JOB >> Repeat the listing exactly as given, omitting every image.

INFORMATION SUPPLIED >>
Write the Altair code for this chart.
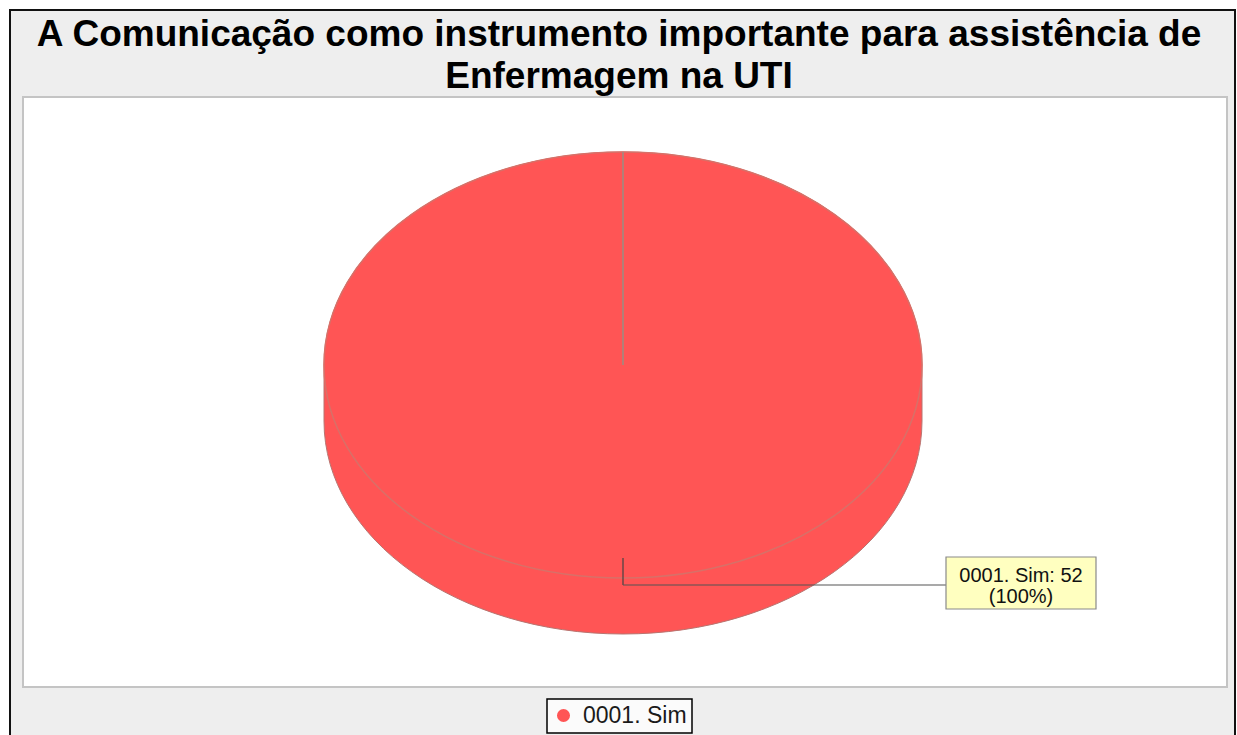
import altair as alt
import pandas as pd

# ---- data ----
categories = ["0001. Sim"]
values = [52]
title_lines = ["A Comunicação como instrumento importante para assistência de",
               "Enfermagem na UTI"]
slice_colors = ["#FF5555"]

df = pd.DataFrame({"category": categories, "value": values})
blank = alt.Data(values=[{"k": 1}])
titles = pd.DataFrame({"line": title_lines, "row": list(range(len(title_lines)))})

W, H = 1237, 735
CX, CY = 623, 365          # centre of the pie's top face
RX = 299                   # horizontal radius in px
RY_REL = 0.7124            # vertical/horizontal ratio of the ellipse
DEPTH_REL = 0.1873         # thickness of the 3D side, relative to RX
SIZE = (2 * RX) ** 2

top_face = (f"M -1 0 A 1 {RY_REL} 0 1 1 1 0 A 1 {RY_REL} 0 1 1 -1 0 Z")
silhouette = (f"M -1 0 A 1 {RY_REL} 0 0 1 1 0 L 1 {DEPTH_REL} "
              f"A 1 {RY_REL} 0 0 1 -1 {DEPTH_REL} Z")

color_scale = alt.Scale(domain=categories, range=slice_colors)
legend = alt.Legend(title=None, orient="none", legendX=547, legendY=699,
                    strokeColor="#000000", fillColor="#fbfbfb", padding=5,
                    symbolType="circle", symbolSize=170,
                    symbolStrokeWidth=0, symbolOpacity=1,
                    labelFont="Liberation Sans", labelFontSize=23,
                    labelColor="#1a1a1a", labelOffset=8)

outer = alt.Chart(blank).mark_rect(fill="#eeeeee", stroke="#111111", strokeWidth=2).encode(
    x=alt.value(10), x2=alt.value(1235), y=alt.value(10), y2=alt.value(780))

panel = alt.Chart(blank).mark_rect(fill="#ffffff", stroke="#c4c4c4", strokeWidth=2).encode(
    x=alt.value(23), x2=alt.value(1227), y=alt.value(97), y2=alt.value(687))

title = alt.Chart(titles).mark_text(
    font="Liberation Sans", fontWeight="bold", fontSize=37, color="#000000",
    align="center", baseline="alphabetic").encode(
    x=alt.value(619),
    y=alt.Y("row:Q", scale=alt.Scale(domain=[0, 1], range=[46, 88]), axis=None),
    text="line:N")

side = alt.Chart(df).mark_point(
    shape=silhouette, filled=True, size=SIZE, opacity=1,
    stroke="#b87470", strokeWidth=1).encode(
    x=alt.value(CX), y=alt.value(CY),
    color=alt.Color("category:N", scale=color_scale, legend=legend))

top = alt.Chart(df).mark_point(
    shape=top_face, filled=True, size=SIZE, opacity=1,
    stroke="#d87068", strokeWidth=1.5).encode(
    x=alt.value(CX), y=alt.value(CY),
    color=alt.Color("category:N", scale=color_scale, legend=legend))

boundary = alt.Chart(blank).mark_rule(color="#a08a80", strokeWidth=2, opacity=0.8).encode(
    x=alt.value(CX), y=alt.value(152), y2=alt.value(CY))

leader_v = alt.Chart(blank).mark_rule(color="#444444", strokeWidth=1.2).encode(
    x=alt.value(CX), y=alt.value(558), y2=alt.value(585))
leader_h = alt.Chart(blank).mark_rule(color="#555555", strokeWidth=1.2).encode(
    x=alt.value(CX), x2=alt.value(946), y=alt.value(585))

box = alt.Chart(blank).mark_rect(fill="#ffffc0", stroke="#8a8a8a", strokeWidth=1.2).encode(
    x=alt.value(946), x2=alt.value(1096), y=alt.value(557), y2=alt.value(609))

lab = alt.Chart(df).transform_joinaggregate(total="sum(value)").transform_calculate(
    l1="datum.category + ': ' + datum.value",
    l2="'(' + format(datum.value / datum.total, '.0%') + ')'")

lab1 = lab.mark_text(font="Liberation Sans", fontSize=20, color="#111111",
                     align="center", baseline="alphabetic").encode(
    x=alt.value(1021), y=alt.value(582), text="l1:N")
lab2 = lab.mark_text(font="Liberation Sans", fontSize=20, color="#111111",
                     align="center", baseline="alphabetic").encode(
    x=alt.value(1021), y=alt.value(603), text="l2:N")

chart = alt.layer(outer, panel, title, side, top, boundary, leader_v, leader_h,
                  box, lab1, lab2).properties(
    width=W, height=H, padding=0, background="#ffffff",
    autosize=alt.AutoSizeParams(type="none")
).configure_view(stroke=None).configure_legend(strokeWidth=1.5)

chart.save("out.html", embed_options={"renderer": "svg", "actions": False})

RESULT OF THE TASK >>
Write the Altair code for this chart.
import altair as alt
import pandas as pd

# ---- data ----
categories = ["0001. Sim"]
values = [52]
title_lines = ["A Comunicação como instrumento importante para assistência de",
               "Enfermagem na UTI"]
slice_colors = ["#FF5555"]

df = pd.DataFrame({"category": categories, "value": values})
blank = alt.Data(values=[{"k": 1}])
titles = pd.DataFrame({"line": title_lines, "row": list(range(len(title_lines)))})

W, H = 1237, 735
CX, CY = 623, 365          # centre of the pie's top face
RX = 299                   # horizontal radius in px
RY_REL = 0.7124            # vertical/horizontal ratio of the ellipse
DEPTH_REL = 0.1873         # thickness of the 3D side, relative to RX
SIZE = (2 * RX) ** 2

top_face = (f"M -1 0 A 1 {RY_REL} 0 1 1 1 0 A 1 {RY_REL} 0 1 1 -1 0 Z")
silhouette = (f"M -1 0 A 1 {RY_REL} 0 0 1 1 0 L 1 {DEPTH_REL} "
              f"A 1 {RY_REL} 0 0 1 -1 {DEPTH_REL} Z")

color_scale = alt.Scale(domain=categories, range=slice_colors)
legend = alt.Legend(title=None, orient="none", legendX=547, legendY=699,
                    strokeColor="#000000", fillColor="#fbfbfb", padding=5,
                    symbolType="circle", symbolSize=170,
                    symbolStrokeWidth=0, symbolOpacity=1,
                    labelFont="Liberation Sans", labelFontSize=23,
                    labelColor="#1a1a1a", labelOffset=8)

outer = alt.Chart(blank).mark_rect(fill="#eeeeee", stroke="#111111", strokeWidth=2).encode(
    x=alt.value(10), x2=alt.value(1235), y=alt.value(10), y2=alt.value(780))

panel = alt.Chart(blank).mark_rect(fill="#ffffff", stroke="#c4c4c4", strokeWidth=2).encode(
    x=alt.value(23), x2=alt.value(1227), y=alt.value(97), y2=alt.value(687))

title = alt.Chart(titles).mark_text(
    font="Liberation Sans", fontWeight="bold", fontSize=37, color="#000000",
    align="center", baseline="alphabetic").encode(
    x=alt.value(619),
    y=alt.Y("row:Q", scale=alt.Scale(domain=[0, 1], range=[46, 88]), axis=None),
    text="line:N")

side = alt.Chart(df).mark_point(
    shape=silhouette, filled=True, size=SIZE, opacity=1,
    stroke="#b87470", strokeWidth=1).encode(
    x=alt.value(CX), y=alt.value(CY),
    color=alt.Color("category:N", scale=color_scale, legend=legend))

top = alt.Chart(df).mark_point(
    shape=top_face, filled=True, size=SIZE, opacity=1,
    stroke="#d87068", strokeWidth=1.5).encode(
    x=alt.value(CX), y=alt.value(CY),
    color=alt.Color("category:N", scale=color_scale, legend=legend))

boundary = alt.Chart(blank).mark_rule(color="#a08a80", strokeWidth=2, opacity=0.8).encode(
    x=alt.value(CX), y=alt.value(152), y2=alt.value(CY))

leader_v = alt.Chart(blank).mark_rule(color="#444444", strokeWidth=1.2).encode(
    x=alt.value(CX), y=alt.value(558), y2=alt.value(585))
leader_h = alt.Chart(blank).mark_rule(color="#555555", strokeWidth=1.2).encode(
    x=alt.value(CX), x2=alt.value(946), y=alt.value(585))

box = alt.Chart(blank).mark_rect(fill="#ffffc0", stroke="#8a8a8a", strokeWidth=1.2).encode(
    x=alt.value(946), x2=alt.value(1096), y=alt.value(557), y2=alt.value(609))

lab = alt.Chart(df).transform_joinaggregate(total="sum(value)").transform_calculate(
    l1="datum.category + ': ' + datum.value",
    l2="'(' + format(datum.value / datum.total, '.0%') + ')'")

lab1 = lab.mark_text(font="Liberation Sans", fontSize=20, color="#111111",
                     align="center", baseline="alphabetic").encode(
    x=alt.value(1021), y=alt.value(582), text="l1:N")
lab2 = lab.mark_text(font="Liberation Sans", fontSize=20, color="#111111",
                     align="center", baseline="alphabetic").encode(
    x=alt.value(1021), y=alt.value(603), text="l2:N")

chart = alt.layer(outer, panel, title, side, top, boundary, leader_v, leader_h,
                  box, lab1, lab2).properties(
    width=W, height=H, padding=0, background="#ffffff",
    autosize=alt.AutoSizeParams(type="none")
).configure_view(stroke=None).configure_legend(strokeWidth=1.5)

chart.save("out.html", embed_options={"renderer": "svg", "actions": False})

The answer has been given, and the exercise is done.